Repeat every line exactly, keeping the pictures out of the copy.

## Supplied information
+===+
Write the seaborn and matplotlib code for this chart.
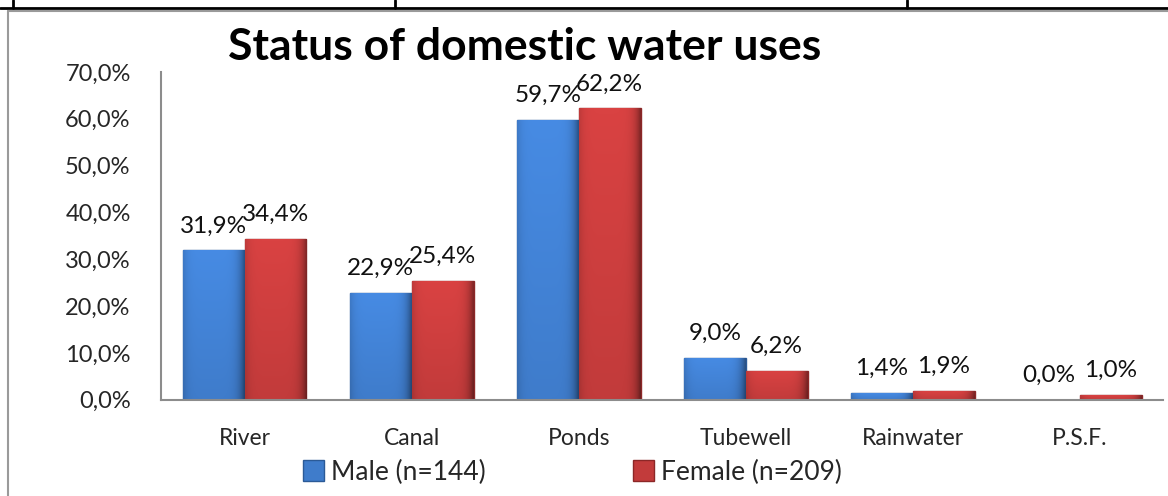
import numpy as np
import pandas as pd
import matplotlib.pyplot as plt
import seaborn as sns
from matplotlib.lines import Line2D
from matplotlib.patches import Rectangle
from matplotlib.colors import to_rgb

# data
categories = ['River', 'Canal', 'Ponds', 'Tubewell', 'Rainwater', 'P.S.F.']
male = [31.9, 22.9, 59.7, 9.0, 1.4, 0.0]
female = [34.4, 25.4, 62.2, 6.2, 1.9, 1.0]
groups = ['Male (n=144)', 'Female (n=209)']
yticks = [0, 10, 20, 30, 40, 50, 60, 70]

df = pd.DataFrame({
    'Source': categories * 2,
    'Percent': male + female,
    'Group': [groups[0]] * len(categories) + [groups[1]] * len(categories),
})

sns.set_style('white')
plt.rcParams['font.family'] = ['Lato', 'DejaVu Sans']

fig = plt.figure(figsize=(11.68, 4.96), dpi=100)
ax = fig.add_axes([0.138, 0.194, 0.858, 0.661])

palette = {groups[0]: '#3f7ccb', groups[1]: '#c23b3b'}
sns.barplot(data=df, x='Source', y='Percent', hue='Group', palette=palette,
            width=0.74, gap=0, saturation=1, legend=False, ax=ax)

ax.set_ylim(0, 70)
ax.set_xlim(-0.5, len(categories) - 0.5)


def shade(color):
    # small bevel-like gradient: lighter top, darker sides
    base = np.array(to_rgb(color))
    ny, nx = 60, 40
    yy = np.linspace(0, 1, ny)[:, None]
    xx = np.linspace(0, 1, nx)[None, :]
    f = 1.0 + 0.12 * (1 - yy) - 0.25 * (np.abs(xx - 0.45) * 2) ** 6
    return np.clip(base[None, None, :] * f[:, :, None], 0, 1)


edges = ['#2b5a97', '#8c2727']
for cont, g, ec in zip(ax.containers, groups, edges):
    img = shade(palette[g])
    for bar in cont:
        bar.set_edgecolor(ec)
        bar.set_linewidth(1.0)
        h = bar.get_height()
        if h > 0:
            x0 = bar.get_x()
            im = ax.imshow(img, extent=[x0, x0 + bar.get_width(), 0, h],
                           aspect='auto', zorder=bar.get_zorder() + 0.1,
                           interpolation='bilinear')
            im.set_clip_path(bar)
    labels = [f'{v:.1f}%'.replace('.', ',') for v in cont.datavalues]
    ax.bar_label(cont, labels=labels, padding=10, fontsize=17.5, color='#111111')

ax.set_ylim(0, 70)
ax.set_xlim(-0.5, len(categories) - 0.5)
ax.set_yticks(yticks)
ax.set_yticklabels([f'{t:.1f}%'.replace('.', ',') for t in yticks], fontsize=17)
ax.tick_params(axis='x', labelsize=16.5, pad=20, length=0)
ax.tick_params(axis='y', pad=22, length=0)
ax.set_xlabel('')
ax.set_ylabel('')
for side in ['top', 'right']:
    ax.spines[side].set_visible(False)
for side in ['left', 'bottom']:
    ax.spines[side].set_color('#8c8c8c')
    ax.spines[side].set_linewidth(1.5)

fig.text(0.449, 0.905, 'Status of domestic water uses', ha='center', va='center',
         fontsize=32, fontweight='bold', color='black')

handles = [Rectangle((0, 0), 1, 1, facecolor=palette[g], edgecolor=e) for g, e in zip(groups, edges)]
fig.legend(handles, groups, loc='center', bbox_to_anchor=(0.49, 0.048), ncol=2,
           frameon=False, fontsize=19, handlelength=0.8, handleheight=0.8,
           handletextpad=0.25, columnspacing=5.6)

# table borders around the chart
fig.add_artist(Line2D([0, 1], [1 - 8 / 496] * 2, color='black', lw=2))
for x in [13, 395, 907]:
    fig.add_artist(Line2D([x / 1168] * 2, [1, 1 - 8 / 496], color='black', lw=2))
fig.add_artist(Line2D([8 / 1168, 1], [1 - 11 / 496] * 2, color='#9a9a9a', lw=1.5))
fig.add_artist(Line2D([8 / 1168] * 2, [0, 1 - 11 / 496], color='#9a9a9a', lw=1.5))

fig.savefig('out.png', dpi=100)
+===+
## Answer in full
Write the seaborn and matplotlib code for this chart.
import numpy as np
import pandas as pd
import matplotlib.pyplot as plt
import seaborn as sns
from matplotlib.lines import Line2D
from matplotlib.patches import Rectangle
from matplotlib.colors import to_rgb

# data
categories = ['River', 'Canal', 'Ponds', 'Tubewell', 'Rainwater', 'P.S.F.']
male = [31.9, 22.9, 59.7, 9.0, 1.4, 0.0]
female = [34.4, 25.4, 62.2, 6.2, 1.9, 1.0]
groups = ['Male (n=144)', 'Female (n=209)']
yticks = [0, 10, 20, 30, 40, 50, 60, 70]

df = pd.DataFrame({
    'Source': categories * 2,
    'Percent': male + female,
    'Group': [groups[0]] * len(categories) + [groups[1]] * len(categories),
})

sns.set_style('white')
plt.rcParams['font.family'] = ['Lato', 'DejaVu Sans']

fig = plt.figure(figsize=(11.68, 4.96), dpi=100)
ax = fig.add_axes([0.138, 0.194, 0.858, 0.661])

palette = {groups[0]: '#3f7ccb', groups[1]: '#c23b3b'}
sns.barplot(data=df, x='Source', y='Percent', hue='Group', palette=palette,
            width=0.74, gap=0, saturation=1, legend=False, ax=ax)

ax.set_ylim(0, 70)
ax.set_xlim(-0.5, len(categories) - 0.5)


def shade(color):
    # small bevel-like gradient: lighter top, darker sides
    base = np.array(to_rgb(color))
    ny, nx = 60, 40
    yy = np.linspace(0, 1, ny)[:, None]
    xx = np.linspace(0, 1, nx)[None, :]
    f = 1.0 + 0.12 * (1 - yy) - 0.25 * (np.abs(xx - 0.45) * 2) ** 6
    return np.clip(base[None, None, :] * f[:, :, None], 0, 1)


edges = ['#2b5a97', '#8c2727']
for cont, g, ec in zip(ax.containers, groups, edges):
    img = shade(palette[g])
    for bar in cont:
        bar.set_edgecolor(ec)
        bar.set_linewidth(1.0)
        h = bar.get_height()
        if h > 0:
            x0 = bar.get_x()
            im = ax.imshow(img, extent=[x0, x0 + bar.get_width(), 0, h],
                           aspect='auto', zorder=bar.get_zorder() + 0.1,
                           interpolation='bilinear')
            im.set_clip_path(bar)
    labels = [f'{v:.1f}%'.replace('.', ',') for v in cont.datavalues]
    ax.bar_label(cont, labels=labels, padding=10, fontsize=17.5, color='#111111')

ax.set_ylim(0, 70)
ax.set_xlim(-0.5, len(categories) - 0.5)
ax.set_yticks(yticks)
ax.set_yticklabels([f'{t:.1f}%'.replace('.', ',') for t in yticks], fontsize=17)
ax.tick_params(axis='x', labelsize=16.5, pad=20, length=0)
ax.tick_params(axis='y', pad=22, length=0)
ax.set_xlabel('')
ax.set_ylabel('')
for side in ['top', 'right']:
    ax.spines[side].set_visible(False)
for side in ['left', 'bottom']:
    ax.spines[side].set_color('#8c8c8c')
    ax.spines[side].set_linewidth(1.5)

fig.text(0.449, 0.905, 'Status of domestic water uses', ha='center', va='center',
         fontsize=32, fontweight='bold', color='black')

handles = [Rectangle((0, 0), 1, 1, facecolor=palette[g], edgecolor=e) for g, e in zip(groups, edges)]
fig.legend(handles, groups, loc='center', bbox_to_anchor=(0.49, 0.048), ncol=2,
           frameon=False, fontsize=19, handlelength=0.8, handleheight=0.8,
           handletextpad=0.25, columnspacing=5.6)

# table borders around the chart
fig.add_artist(Line2D([0, 1], [1 - 8 / 496] * 2, color='black', lw=2))
for x in [13, 395, 907]:
    fig.add_artist(Line2D([x / 1168] * 2, [1, 1 - 8 / 496], color='black', lw=2))
fig.add_artist(Line2D([8 / 1168, 1], [1 - 11 / 496] * 2, color='#9a9a9a', lw=1.5))
fig.add_artist(Line2D([8 / 1168] * 2, [0, 1 - 11 / 496], color='#9a9a9a', lw=1.5))

fig.savefig('out.png', dpi=100)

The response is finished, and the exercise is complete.